Certainly, in the cosmic vision of the OTS or of Heaven’s Gate it made more sense to become a Master on Jupiter or a god on the planet called Kingdom of Heaven than to remain on planet Earth about to be destroyed.
Such narratives are by no means impossible (as proved by the mass homicides and suicides of a fringe Catholic group, the Restoration of the Ten Commandments of God, in 2000 in Uganda), but much more difficult to produce in a contemporary Christian context, where there is a strong taboo concerning self-inflicted death.
Other factors may have played a role, including a possible copycat effect connecting one “cult suicide” sensationalized in the media to another. Mayer mentions a disturbing tape found by the Swiss police in Granges-sur-Salvan, on which Jouret and Di Mambro discuss their plans in spring 1994. Jouret complained that “we have been anticipated by Waco,” referring to the death of 82 members of the Branch Davidians movement after a confrontation with federal agents and the resulting catastrophic fire in Waco, Texas, in 1993. Di Mambro replied that in fact “it would have been preferable to leave six months before them.” But, at any rate, “what we will do will be more spectacular.”
The media had become so important, that “making headlines” was the only way for a suicidal movement to find a confirmation that, far from being marginal, it had an important role to play in this world. In a similar vein, Heaven’s Gate mentioned the OTS and the Branch Davidians in a web posting of September 20, 1996.
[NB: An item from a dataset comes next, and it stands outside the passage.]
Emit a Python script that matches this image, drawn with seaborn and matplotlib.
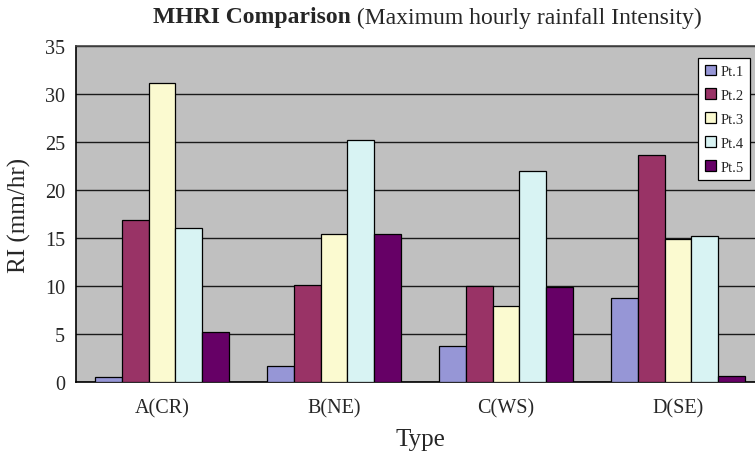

The most astute scholarly speculations notwithstanding, we will never know whether the OTS members would have committed their suicides and homicides without what they perceived as their systematic persecution. The external factors did play a crucial role according to American scholars Hall and Schuyler, while Mayer regards the factors internal to the group as primary.
A comparison with Heaven’s Gate—which, in one of its “exit videos” described as “persecution” the “mixture of ridicule and hostility” experienced when the group started posting its apocalyptic messages on the internet—seems to confirm that, when internal factors are sufficiently strong, even moderate external opposition is easily translated into a narrative of cosmic persecution. On the other hand, the opposition experienced by the OTS—while not as obviously harsh as that directed against the Branch Davidians—was not exactly moderate. An international police action might have been perceived as more serious than a number of jokes posted on the internet.
Cult-watching groups like Info-Secte in Quebec (in fact, one of the most moderates groups of this kind internationally) were right when they alerted the authorities about possible violent developments in the Solar Temple, although they did not suspect mass suicides and homicides. Other anti-cult organizations shamelessly manipulated the tragedies to add the “preparation of mass suicides” to their laundry list of accusations against the groups they label as “cults.”
In Russia, the notorious anti-cultist Alexander Dvorkin falsely accused a good dozen of new religious movements of “preparing a mass suicide.” Similar accusations were directed at the Jehovah’s Witnesses and La Luz del Mundo, organizations not only firmly opposed to suicide for theological reasons but with millions of members, which would make secretly planned generalized suicides a little bit difficult to organize.
Perhaps the lesson to derive from the tragedies is not only that the OTS was not a “typical cult,” but that the “typical cult” is a fictional construction that does not exist in reality. “Cult” stereotypes do not help in predicting which, among tens of thousands of religious movements, would likely engage in violent or criminal acts.